After Worster left Wiscasset, the local district attorney’s office took the unusual step of presenting information to a defendant that called Worster’s credibility as a court witness into question, according to the BDN. A district attorney’s decision to brand an officer as potentially not credible can damage or end an officer’s career and imperil criminal prosecutions with which they’re involved.
While Worster was chief, two of his employees filed complaints against him, alleging bullying, harassment and other undisclosed actions. The town paid $240,000 to settle claims from the former employees.
In September, the town council fired the town manager who hired Worster. A new town manager fired Worster in December. A few days later, the town council disbanded the police department and handed over policing duties to neighboring East Millinocket.

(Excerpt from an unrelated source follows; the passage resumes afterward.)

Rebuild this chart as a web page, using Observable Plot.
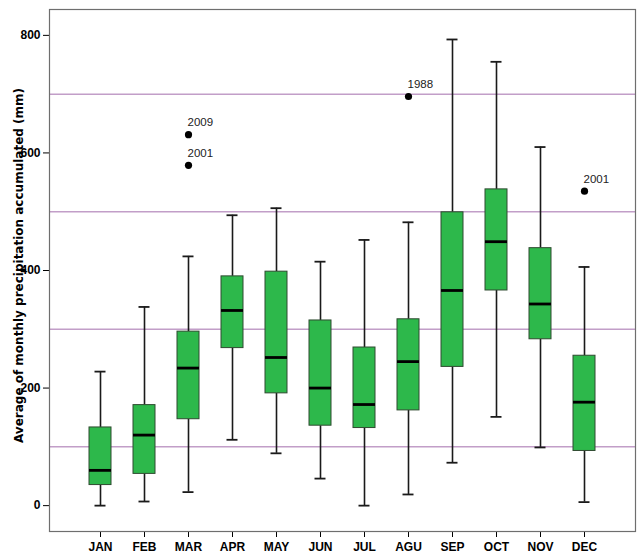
<!DOCTYPE html>
<html>
<head>
<meta charset="utf-8">
<script src="https://cdn.jsdelivr.net/npm/d3@7"></script>
<script src="https://cdn.jsdelivr.net/npm/@observablehq/plot@0.6"></script>
<style>
  html, body { margin: 0; padding: 0; background: #fff; }
  #chart { width: 638px; height: 553px; }
</style>
</head>
<body>
<div id="chart"></div>
<script>
const months  = ["JAN","FEB","MAR","APR","MAY","JUN","JUL","AGU","SEP","OCT","NOV","DEC"];
const whiskerLow  = [0,   7,   23,  112, 89,  46,  0,   19,  73,  151, 99,  6];
const q1          = [35,  54,  147, 268, 191, 136, 132, 162, 236, 366, 283, 93];
const median      = [60,  120, 234, 332, 252, 200, 172, 245, 366, 449, 343, 176];
const q3          = [133, 171, 296, 390, 398, 315, 269, 317, 499, 538, 438, 255];
const whiskerHigh = [228, 338, 424, 494, 506, 415, 452, 482, 793, 755, 610, 406];

const outlierMonths = ["MAR","MAR","AGU","DEC"];
const outlierValues = [631, 579, 696, 535];
const outlierYears  = ["2009","2001","1988","2001"];

const gridValues = [100, 300, 500, 700];
const yTicks = [0, 200, 400, 600, 800];
const yLabel = "Average of monthly precipitation accumulated (mm)";

const boxes = months.map((m, i) => ({
  month: m, low: whiskerLow[i], q1: q1[i], median: median[i], q3: q3[i], high: whiskerHigh[i]
}));
const outliers = outlierMonths.map((m, i) => ({month: m, value: outlierValues[i], year: outlierYears[i]}));

const whiskerColor = "#1a1a1a";

const chart = Plot.plot({
  width: 638,
  height: 553,
  marginTop: 9,
  marginBottom: 22,
  marginLeft: 49,
  marginRight: 3,
  style: {fontFamily: "'Liberation Sans', Arial, sans-serif", fontSize: "12px", background: "#fff", color: "#000"},
  x: {domain: months, paddingInner: 0.5, paddingOuter: 0.909, label: null},
  y: {domain: [-44, 844], label: null},
  marks: [
    Plot.ruleY(gridValues, {stroke: "#c29ec8", strokeWidth: 1.5}),
    Plot.ruleX(boxes, {x: "month", y1: "low", y2: "q1", stroke: whiskerColor, strokeWidth: 1.6}),
    Plot.ruleX(boxes, {x: "month", y1: "q3", y2: "high", stroke: whiskerColor, strokeWidth: 1.6}),
    Plot.tickY(boxes, {x: "month", y: "low", stroke: whiskerColor, strokeWidth: 1.8, insetLeft: 5.5, insetRight: 5.5}),
    Plot.tickY(boxes, {x: "month", y: "high", stroke: whiskerColor, strokeWidth: 1.8, insetLeft: 5.5, insetRight: 5.5}),
    Plot.barY(boxes, {x: "month", y1: "q1", y2: "q3", fill: "#2db84b", stroke: "#2f4a30", strokeWidth: 1}),
    Plot.tickY(boxes, {x: "month", y: "median", stroke: "#000", strokeWidth: 2.8}),
    Plot.dot(outliers, {x: "month", y: "value", r: 3.6, fill: "#000", stroke: "none"}),
    Plot.text(outliers, {x: "month", y: "value", text: "year", textAnchor: "start", dx: -1, dy: -12, fontSize: 11.5, fill: "#222"}),
    Plot.axisY({ticks: yTicks, tickSize: 6, fontWeight: "bold", fontSize: 12, label: null}),
    Plot.axisX({tickSize: 6, fontWeight: "bold", fontSize: 12, tickPadding: 5, label: null}),
    Plot.text([yLabel], {frameAnchor: "left", text: d => d, textAnchor: "middle", rotate: -90, dx: -30, dy: -5, fontFamily: "'DejaVu Sans', Verdana, sans-serif", fontWeight: "bold", fontSize: 12, fill: "#000"}),
    Plot.frame({stroke: "#6e6e6e", strokeWidth: 1.2})
  ]
});
document.getElementById("chart").appendChild(chart);
</script>
</body>
</html>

In February, the Millinocket Personnel Appeals Board reversed Worster’s firing, essentially giving him back a job that no longer exists.
We don’t know for sure if better transparency and sharing of personnel records could have avoided this saga, but it sure seems likely.
“I don’t think the public is going to stand for this being so opaque forever. Nor should they. You should be able to know,” Lincoln County District Attorney Natasha Irving told the BDN. “These are people paid by the taxpayers to protect and serve.”
Most law enforcement officers serve admirably, sometimes putting their lives at risk to protect their communities. That’s why it is so important for misconduct to be clearly reported and acted upon so that such instances do not take away from that admirable service.
The Legislature is on the right track in considering changes to require transparency and to end the era of shielding disciplinary records of public employees from public view.